### Exercise aim
Copy exactly, and only, the lines below from the first through the one containing "hashT, impM, impT];", both included; pictures are omitted.

### Raw data

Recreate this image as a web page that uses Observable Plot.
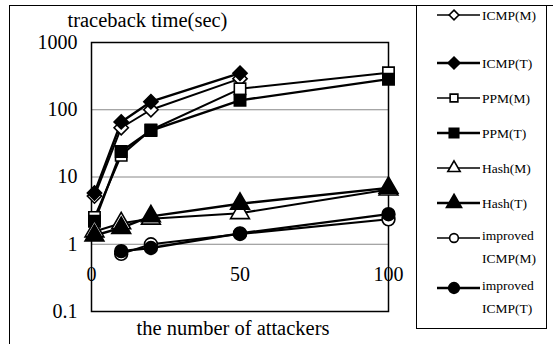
<!DOCTYPE html>
<html><head><meta charset="utf-8">
<script src="https://cdn.jsdelivr.net/npm/d3@7"></script>
<script src="https://cdn.jsdelivr.net/npm/@observablehq/plot@0.6"></script>
<style>body{margin:0;background:#fff} #chart{width:553px;height:344px}</style>
</head><body><div id="chart"></div>
<script>
// Data
const attackers = [1, 10, 20, 50, 100];
const attackersICMP = [1, 10, 20, 50];
const attackersImproved = [10, 20, 50, 100];
const icmpM = [5.2, 54, 100, 290];
const icmpT = [5.8, 66, 132, 350];
const ppmM = [2.5, 21, 50, 205, 355];
const ppmT = [2.2, 24, 49, 138, 285];
const hashM = [1.55, 2.05, 2.4, 2.9, 6.5];
const hashT = [1.35, 1.75, 2.6, 4.0, 6.9];
const impM = [0.72, 1.0, 1.42, 2.35];
const impT = [0.79, 0.88, 1.45, 2.8];
const seriesNames = ["ICMP(M)", "ICMP(T)", "PPM(M)", "PPM(T)", "Hash(M)", "Hash(T)", "improved ICMP(M)", "improved ICMP(T)"];
const yTicks = [0.1, 1, 10, 100, 1000];
const xTicks = [0, 50, 100];
const gridValues = [1, 10, 100];
const yTitle = "traceback time(sec)";
const xTitle = "the number of attackers";

const symbols = ["diamond2", "diamond2", "square", "square", "triangle", "triangle", "circle", "circle"];
const d3symbols = [d3.symbolDiamond2, d3.symbolDiamond2, d3.symbolSquare, d3.symbolSquare, d3.symbolTriangle, d3.symbolTriangle, d3.symbolCircle, d3.symbolCircle];
const xsList = [attackersICMP, attackersICMP, attackers, attackers, attackers, attackers, attackersImproved, attackersImproved];
const ysList = [icmpM, icmpT, ppmM, ppmT, hashM, hashT, impM, impT];

const series = seriesNames.map((name, k) => ({
  name,
  filled: name.endsWith("(T)"),
  symbol: symbols[k],
  d3symbol: d3symbols[k],
  points: ysList[k].map((v, i) => ({x: xsList[k][i], y: v}))
}));

const font = "'Liberation Serif', 'Times New Roman', serif";

const lineMarks = series.map(s => Plot.line(s.points, {x: "x", y: "y", stroke: "black", strokeWidth: s.filled ? 2.4 : 2}));
const dotMarks = series.map(s => Plot.dot(s.points, {
  x: "x", y: "y", symbol: s.symbol,
  r: s.symbol === "triangle" ? 7 : 6.4,
  fill: s.filled ? "black" : "white", stroke: "black", strokeWidth: 1.6
}));

const svg = Plot.plot({
  width: 553, height: 344,
  marginLeft: 91, marginRight: 165, marginTop: 42, marginBottom: 33,
  x: {domain: [0, 100], axis: null},
  y: {type: "log", domain: [0.1, 1000]},
  style: {fontFamily: font, background: "white", color: "black"},
  marks: [
    Plot.ruleY(gridValues, {stroke: "#888", strokeWidth: 1}),
    Plot.frame({stroke: "black", strokeWidth: 1.5}),
    Plot.axisY({ticks: yTicks, tickSize: 0, tickPadding: 14, tickFormat: d => String(d), fontSize: 20, label: null}),
    Plot.text(xTicks, {x: d => d, frameAnchor: "bottom", lineAnchor: "middle", dy: -37, fontSize: 20, fill: "black"}),
    Plot.text([yTitle], {frameAnchor: "top-left", lineAnchor: "middle", dx: -24, dy: -22, textAnchor: "start", fontSize: 20.5, fill: "black"}),
    Plot.text([xTitle], {frameAnchor: "bottom", lineAnchor: "middle", dx: -7, dy: 17, fontSize: 20.5, fill: "black"}),
    ...lineMarks,
    ...dotMarks
  ]
});

// Outer border and legend
const g = d3.select(svg);
g.append("rect").attr("x", 9.5).attr("y", 5.5).attr("width", 700).attr("height", 500)
  .attr("fill", "none").attr("stroke", "black").attr("stroke-width", 1);
g.append("rect").attr("x", 416.5).attr("y", 5.5).attr("width", 130).attr("height", 323)
  .attr("fill", "white").attr("stroke", "black").attr("stroke-width", 1);

const legendX0 = 437, legendX1 = 480, legendMarkX = 454, legendTextX = 482;
let yRow = 15;
series.forEach((s, k) => {
  const row = g.append("g").attr("text-anchor", "start");
  row.append("line").attr("x1", legendX0).attr("x2", legendX1).attr("y1", yRow).attr("y2", yRow)
    .attr("stroke", "black").attr("stroke-width", s.filled ? 2.4 : 1.6);
  const size = s.filled ? 90 : 60;
  row.append("path").attr("d", d3.symbol(s.d3symbol, s.symbol === "triangle" ? size * 1.1 : size)())
    .attr("transform", `translate(${legendMarkX},${yRow})`)
    .attr("fill", s.filled ? "black" : "white").attr("stroke", "black").attr("stroke-width", 1.6);
  const parts = s.name.startsWith("improved ") ? ["improved", s.name.slice(9)] : [s.name];
  const t = row.append("text").attr("x", legendTextX).attr("font-family", font).attr("font-size", 13.5).attr("fill", "black");
  if (parts.length === 1) {
    t.attr("y", yRow).attr("dy", "0.35em").text(parts[0]);
  } else {
    t.attr("y", yRow - 3).attr("dy", "0.35em").text(parts[0]);
    row.append("text").attr("x", legendTextX).attr("y", yRow + 20).attr("dy", "0.35em")
      .attr("font-family", font).attr("font-size", 13.5).attr("fill", "black").text(parts[1]);
  }
  yRow += k === 0 ? 48 : (parts.length > 1 ? 50 : 35);
});

document.getElementById("chart").appendChild(svg);
</script>
</body></html>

### Response below
Recreate this image as a web page that uses Observable Plot.
<!DOCTYPE html>
<html><head><meta charset="utf-8">
<script src="https://cdn.jsdelivr.net/npm/d3@7"></script>
<script src="https://cdn.jsdelivr.net/npm/@observablehq/plot@0.6"></script>
<style>body{margin:0;background:#fff} #chart{width:553px;height:344px}</style>
</head><body><div id="chart"></div>
<script>
// Data
const attackers = [1, 10, 20, 50, 100];
const attackersICMP = [1, 10, 20, 50];
const attackersImproved = [10, 20, 50, 100];
const icmpM = [5.2, 54, 100, 290];
const icmpT = [5.8, 66, 132, 350];
const ppmM = [2.5, 21, 50, 205, 355];
const ppmT = [2.2, 24, 49, 138, 285];
const hashM = [1.55, 2.05, 2.4, 2.9, 6.5];
const hashT = [1.35, 1.75, 2.6, 4.0, 6.9];
const impM = [0.72, 1.0, 1.42, 2.35];
const impT = [0.79, 0.88, 1.45, 2.8];
const seriesNames = ["ICMP(M)", "ICMP(T)", "PPM(M)", "PPM(T)", "Hash(M)", "Hash(T)", "improved ICMP(M)", "improved ICMP(T)"];
const yTicks = [0.1, 1, 10, 100, 1000];
const xTicks = [0, 50, 100];
const gridValues = [1, 10, 100];
const yTitle = "traceback time(sec)";
const xTitle = "the number of attackers";

const symbols = ["diamond2", "diamond2", "square", "square", "triangle", "triangle", "circle", "circle"];
const d3symbols = [d3.symbolDiamond2, d3.symbolDiamond2, d3.symbolSquare, d3.symbolSquare, d3.symbolTriangle, d3.symbolTriangle, d3.symbolCircle, d3.symbolCircle];
const xsList = [attackersICMP, attackersICMP, attackers, attackers, attackers, attackers, attackersImproved, attackersImproved];
const ysList = [icmpM, icmpT, ppmM, ppmT, hashM, hashT, impM, impT];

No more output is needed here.